Agenda 31/07/2024 às 17:00

RESUMO

O objetivo geral deste artigo é analisar o incentivo à implementação de Programas de Integridade em contratações públicas. O objetivo específico é examinar como esse incentivo está previsto nas legislações atuais. Para tanto, iniciou-se a análise da Lei 12.846/2013, conhecida como “Lei Anticorrupção”, e de seu Decreto nº 11.129/2022. Analisou-se a definição de “atos lesivos à administração pública”, bem como as sanções aplicáveis. Em seguida, foram descritos os critérios que devem ser adotados pelos Programas de Integridade, assim como os parâmetros de avaliação desses Programas. Posteriormente, analisou-se a nova Lei de Licitações e Contratos Administrativos (Lei 14.133/2021), que estabelece a obrigatoriedade de implantação de programa de integridade pelo licitante vencedor em contratações de grande vulto e prevê que o Programa de Integridade poderá ser utilizado como critério de desempate em licitações, como atenuante em casos de sanções, além de ser um requisito para a reabilitação de empresas em licitações.
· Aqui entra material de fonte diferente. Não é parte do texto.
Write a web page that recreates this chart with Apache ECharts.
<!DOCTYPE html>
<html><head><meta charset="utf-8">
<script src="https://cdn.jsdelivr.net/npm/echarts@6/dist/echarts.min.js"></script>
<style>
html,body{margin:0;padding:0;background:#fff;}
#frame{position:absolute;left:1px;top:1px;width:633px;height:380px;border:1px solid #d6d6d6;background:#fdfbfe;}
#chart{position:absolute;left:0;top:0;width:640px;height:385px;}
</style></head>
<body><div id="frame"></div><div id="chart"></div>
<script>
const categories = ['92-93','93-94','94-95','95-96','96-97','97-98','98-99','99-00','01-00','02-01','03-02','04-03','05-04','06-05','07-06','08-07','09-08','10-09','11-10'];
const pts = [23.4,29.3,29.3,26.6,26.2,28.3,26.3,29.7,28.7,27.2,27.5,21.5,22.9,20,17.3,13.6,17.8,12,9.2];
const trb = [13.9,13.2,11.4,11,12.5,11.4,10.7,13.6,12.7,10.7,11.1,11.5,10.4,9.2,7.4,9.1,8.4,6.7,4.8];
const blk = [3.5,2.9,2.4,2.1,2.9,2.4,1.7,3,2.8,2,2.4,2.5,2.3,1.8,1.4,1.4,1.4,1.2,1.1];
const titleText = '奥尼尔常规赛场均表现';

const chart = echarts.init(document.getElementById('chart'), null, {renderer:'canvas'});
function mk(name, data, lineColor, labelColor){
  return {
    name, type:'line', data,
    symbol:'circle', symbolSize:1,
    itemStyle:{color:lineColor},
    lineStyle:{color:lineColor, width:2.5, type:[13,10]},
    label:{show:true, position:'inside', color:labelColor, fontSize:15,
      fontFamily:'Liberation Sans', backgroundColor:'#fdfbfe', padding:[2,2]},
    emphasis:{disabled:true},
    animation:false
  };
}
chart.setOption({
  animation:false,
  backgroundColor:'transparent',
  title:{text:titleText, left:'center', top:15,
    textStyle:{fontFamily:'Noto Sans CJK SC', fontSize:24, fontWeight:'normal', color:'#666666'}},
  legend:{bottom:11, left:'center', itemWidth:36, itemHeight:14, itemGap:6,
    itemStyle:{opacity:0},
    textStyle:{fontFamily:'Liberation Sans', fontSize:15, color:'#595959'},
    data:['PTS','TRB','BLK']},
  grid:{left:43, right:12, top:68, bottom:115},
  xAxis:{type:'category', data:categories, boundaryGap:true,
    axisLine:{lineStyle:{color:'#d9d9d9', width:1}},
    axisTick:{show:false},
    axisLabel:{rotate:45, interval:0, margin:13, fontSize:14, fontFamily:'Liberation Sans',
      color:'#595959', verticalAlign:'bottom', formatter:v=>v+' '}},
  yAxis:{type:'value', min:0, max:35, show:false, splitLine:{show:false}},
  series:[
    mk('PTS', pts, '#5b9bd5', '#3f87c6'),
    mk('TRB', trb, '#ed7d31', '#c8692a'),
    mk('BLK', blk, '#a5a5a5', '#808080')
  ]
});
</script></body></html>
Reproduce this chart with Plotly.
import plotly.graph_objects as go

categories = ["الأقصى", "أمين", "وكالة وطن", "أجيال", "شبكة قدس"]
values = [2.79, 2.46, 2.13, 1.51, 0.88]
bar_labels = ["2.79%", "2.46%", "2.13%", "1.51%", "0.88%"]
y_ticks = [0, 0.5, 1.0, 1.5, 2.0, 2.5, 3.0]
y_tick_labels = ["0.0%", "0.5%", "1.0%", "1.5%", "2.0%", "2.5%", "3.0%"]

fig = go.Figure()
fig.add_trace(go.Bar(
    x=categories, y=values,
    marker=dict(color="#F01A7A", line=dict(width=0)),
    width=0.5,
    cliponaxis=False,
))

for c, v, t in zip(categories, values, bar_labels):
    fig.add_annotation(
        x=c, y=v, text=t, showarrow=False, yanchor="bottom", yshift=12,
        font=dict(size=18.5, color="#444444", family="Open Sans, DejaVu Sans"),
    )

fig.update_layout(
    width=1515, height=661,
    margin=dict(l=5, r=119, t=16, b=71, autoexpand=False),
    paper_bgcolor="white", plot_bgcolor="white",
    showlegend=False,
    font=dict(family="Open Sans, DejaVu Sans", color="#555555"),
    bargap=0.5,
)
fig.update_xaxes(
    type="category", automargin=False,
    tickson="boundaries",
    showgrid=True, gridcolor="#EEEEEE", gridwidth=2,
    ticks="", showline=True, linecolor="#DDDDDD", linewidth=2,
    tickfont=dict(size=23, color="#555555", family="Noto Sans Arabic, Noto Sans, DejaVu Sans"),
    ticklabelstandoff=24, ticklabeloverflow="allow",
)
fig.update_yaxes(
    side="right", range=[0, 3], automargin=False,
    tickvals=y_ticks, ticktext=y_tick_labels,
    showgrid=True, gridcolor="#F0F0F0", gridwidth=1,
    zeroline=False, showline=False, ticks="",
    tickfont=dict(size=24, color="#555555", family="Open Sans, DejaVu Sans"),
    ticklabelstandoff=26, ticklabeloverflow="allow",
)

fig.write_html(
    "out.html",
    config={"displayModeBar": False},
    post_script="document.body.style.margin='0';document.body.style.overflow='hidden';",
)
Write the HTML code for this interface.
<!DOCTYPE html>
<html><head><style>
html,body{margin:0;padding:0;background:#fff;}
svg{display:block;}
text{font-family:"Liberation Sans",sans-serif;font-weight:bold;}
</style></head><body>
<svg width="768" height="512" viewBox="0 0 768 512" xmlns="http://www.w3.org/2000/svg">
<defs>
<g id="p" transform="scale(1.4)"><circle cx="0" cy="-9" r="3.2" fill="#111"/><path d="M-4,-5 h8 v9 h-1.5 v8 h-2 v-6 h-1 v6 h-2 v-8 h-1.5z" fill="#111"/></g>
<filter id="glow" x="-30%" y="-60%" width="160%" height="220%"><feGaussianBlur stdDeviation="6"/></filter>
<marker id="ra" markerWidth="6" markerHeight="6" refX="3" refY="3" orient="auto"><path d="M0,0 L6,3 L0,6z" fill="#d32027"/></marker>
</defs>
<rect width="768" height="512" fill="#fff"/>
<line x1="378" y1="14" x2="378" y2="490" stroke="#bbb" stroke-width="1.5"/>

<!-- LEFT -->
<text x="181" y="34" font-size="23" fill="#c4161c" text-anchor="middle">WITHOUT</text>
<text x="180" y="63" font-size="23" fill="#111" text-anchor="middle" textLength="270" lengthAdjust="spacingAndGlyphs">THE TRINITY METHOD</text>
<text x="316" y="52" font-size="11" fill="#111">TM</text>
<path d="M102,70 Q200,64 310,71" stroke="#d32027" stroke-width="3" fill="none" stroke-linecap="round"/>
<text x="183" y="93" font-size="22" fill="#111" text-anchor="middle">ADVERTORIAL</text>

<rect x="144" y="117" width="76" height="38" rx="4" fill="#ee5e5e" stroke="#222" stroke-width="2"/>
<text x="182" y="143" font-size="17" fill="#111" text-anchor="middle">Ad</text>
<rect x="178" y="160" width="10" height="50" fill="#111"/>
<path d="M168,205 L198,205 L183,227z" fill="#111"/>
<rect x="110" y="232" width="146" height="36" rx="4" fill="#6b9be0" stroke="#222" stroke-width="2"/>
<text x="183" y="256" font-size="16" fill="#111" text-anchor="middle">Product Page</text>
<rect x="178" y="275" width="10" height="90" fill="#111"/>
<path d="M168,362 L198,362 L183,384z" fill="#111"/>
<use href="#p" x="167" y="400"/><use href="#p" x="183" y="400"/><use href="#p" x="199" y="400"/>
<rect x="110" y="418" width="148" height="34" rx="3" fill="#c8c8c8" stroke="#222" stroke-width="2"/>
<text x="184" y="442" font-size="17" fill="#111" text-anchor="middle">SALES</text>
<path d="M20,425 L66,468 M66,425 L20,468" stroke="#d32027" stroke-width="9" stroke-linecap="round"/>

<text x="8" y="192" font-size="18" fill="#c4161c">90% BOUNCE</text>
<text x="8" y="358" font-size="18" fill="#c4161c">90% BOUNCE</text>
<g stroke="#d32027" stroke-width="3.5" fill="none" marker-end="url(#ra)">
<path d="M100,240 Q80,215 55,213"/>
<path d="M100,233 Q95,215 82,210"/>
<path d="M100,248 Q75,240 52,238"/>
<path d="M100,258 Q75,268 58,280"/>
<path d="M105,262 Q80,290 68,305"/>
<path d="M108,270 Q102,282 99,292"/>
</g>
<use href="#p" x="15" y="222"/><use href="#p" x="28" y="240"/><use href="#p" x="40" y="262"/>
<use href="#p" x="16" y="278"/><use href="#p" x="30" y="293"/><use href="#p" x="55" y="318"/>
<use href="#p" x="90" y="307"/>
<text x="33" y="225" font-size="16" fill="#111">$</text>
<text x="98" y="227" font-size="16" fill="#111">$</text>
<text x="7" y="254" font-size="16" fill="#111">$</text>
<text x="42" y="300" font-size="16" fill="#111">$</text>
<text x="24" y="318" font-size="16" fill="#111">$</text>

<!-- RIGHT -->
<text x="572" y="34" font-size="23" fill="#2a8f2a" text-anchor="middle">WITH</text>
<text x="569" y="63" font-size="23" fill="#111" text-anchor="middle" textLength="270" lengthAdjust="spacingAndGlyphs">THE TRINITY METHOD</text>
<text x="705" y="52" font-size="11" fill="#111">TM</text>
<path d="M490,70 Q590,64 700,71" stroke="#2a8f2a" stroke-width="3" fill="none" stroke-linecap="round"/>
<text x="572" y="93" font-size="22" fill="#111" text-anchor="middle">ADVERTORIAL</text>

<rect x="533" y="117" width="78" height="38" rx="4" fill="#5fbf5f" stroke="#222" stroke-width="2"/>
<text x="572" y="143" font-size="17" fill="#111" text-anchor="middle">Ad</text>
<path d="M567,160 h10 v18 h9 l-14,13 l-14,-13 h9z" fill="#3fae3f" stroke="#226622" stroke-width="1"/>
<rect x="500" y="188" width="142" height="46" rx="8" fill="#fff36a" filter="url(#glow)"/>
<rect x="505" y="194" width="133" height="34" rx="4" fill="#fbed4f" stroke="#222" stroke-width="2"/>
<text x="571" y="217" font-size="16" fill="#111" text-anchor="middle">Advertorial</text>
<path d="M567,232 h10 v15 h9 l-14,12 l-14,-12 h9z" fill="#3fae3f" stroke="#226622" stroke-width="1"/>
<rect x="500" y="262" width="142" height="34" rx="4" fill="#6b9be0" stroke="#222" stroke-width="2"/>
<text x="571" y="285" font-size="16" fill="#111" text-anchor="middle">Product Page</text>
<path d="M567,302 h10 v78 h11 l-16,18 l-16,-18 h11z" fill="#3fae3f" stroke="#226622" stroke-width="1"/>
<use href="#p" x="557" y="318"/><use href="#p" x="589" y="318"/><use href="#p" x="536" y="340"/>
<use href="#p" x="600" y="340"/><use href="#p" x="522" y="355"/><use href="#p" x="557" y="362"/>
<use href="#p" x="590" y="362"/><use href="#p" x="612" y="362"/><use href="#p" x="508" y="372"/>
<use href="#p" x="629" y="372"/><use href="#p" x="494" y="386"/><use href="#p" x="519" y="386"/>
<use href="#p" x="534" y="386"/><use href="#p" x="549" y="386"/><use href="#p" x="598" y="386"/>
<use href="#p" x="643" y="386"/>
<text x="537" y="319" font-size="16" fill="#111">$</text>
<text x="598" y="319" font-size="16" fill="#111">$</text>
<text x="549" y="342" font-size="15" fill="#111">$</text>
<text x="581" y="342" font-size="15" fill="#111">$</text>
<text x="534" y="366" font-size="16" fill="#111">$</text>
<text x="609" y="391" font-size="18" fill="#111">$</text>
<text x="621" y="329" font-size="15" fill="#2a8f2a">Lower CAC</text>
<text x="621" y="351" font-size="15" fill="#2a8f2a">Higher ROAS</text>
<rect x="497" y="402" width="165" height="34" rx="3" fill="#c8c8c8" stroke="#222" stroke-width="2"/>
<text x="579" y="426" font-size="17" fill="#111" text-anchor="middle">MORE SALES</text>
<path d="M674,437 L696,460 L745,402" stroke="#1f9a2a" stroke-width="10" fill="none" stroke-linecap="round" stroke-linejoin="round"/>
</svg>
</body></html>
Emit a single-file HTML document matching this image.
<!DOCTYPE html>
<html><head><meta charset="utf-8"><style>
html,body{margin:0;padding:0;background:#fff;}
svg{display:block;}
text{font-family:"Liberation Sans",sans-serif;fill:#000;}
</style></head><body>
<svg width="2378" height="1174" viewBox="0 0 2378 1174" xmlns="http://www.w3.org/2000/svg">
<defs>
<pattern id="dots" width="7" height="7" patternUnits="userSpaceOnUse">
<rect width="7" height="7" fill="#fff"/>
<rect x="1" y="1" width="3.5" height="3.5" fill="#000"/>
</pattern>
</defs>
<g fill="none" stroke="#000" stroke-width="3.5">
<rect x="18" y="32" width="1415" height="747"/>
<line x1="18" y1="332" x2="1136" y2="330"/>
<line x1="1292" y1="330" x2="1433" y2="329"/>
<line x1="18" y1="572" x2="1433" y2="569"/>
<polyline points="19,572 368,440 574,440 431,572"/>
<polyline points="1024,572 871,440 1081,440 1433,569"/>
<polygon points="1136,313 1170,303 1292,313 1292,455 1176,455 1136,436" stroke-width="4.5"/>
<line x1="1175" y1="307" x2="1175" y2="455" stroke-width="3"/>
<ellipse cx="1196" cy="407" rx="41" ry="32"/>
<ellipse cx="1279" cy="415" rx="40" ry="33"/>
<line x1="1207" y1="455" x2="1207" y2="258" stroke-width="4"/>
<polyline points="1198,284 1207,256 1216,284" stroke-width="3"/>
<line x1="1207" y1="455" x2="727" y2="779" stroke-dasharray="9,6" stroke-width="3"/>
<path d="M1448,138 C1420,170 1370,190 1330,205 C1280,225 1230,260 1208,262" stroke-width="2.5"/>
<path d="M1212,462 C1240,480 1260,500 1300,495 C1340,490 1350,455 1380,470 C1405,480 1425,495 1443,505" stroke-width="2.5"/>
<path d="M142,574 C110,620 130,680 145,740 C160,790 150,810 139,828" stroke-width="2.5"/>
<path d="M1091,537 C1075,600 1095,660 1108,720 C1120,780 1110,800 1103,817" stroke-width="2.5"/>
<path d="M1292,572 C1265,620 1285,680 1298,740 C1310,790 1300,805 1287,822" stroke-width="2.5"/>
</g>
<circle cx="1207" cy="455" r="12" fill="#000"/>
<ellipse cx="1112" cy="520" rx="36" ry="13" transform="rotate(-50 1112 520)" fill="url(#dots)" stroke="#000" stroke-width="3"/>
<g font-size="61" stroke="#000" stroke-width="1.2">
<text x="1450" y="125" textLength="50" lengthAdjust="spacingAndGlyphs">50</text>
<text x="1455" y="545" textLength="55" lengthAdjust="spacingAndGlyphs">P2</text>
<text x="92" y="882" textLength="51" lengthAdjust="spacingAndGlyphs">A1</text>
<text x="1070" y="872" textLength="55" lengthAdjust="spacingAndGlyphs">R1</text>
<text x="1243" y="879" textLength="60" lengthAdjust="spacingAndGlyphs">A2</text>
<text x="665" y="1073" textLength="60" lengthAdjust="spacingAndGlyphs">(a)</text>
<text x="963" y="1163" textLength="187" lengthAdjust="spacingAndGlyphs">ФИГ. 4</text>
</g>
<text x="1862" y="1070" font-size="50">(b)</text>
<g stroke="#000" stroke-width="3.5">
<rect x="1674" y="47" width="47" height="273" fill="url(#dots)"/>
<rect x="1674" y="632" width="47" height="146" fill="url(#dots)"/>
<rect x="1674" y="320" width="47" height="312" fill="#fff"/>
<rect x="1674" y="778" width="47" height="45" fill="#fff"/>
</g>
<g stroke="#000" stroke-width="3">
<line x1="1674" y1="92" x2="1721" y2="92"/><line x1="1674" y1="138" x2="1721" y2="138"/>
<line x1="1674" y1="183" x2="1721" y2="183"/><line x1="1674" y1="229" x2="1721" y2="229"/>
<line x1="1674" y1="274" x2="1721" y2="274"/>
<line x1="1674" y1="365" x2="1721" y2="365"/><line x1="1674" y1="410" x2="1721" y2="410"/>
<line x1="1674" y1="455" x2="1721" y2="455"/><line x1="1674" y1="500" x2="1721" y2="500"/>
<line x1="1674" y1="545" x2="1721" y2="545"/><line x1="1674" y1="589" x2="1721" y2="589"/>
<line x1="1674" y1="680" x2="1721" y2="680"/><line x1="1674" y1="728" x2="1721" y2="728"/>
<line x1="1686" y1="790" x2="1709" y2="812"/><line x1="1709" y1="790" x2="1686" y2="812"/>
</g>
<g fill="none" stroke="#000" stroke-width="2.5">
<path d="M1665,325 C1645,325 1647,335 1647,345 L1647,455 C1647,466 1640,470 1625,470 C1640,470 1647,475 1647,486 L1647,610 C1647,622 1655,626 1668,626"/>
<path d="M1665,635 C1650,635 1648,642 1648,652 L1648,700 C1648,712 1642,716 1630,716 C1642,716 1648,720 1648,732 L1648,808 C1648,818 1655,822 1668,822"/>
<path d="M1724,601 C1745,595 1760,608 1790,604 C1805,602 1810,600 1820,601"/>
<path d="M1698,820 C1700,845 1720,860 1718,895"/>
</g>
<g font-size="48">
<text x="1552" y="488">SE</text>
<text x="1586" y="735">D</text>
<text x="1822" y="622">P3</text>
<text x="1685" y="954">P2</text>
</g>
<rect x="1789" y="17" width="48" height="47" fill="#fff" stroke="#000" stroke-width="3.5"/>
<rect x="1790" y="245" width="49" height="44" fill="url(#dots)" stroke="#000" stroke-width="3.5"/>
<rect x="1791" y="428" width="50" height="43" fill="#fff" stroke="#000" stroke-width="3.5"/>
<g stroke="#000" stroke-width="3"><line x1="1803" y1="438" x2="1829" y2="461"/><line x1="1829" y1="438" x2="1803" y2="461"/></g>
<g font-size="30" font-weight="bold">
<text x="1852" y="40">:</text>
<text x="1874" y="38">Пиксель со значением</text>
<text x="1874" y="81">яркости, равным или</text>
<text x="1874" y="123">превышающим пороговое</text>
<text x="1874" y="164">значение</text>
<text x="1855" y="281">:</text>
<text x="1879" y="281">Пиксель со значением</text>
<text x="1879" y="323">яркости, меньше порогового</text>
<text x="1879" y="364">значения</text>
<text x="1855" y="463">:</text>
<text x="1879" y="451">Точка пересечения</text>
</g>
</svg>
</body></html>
Palavras-chave: Compliance, Programas de Integridade, Contratações Públicas, Lei Anticorrupção, Lei de Licitações e Contratos Administrativos.

ABSTRACT

The general objective of this article is to analyze the incentive to implement Integrity Programs in public procurement. The specific objective is to examine how this incentive is provided for in current legislation. To this end, we began by analyzing Law No. 12.846/2013, known as the “Anti-Corruption Law”, and its Decree No. 11.129/2022. The definition of “acts harmful to the public administration” was analyzed, as well as the applicable sanctions. Next, the criteria that must be adopted by Integrity Programs were described, as well as the parameters for evaluating these Programs. Subsequently, the new Law on Bids and Administrative Contracts (Law 14.133/2021) was analyzed, which establishes the mandatory implementation of an integrity program by the winning bidder in large-scale contracts and it provides that the Integrity Program may be used as a tie-breaking criterion in bids and as a mitigating factor in cases of sanctions, as well as being a requirement for the rehabilitation of companies in bids.

Key-words: Compliance, Integrity Programs, Public Procurement, Anti-Corruption Law, Bidding Law.

1. INTRODUÇÃO

O termo Compliance, traduzido para o português, significa “cumprir” ou “estar de acordo”. Os Programas de Compliance estabelecem um conjunto de ações com o objetivo de minimizar os riscos de descumprimento de regras de conduta, promovendo uma operação em conformidade com as normas e diretrizes estabelecidas.

Os Programas de Compliance podem ser aplicados e formatados de diversas formas, de modo a atender diferentes diretrizes e legislações, como é o caso do Programas de Compliance Tributário e Fiscal, Programas de Compliance Trabalhista, Programas de Compliance Ambiental, Programas de Compliance Digital, entre outros.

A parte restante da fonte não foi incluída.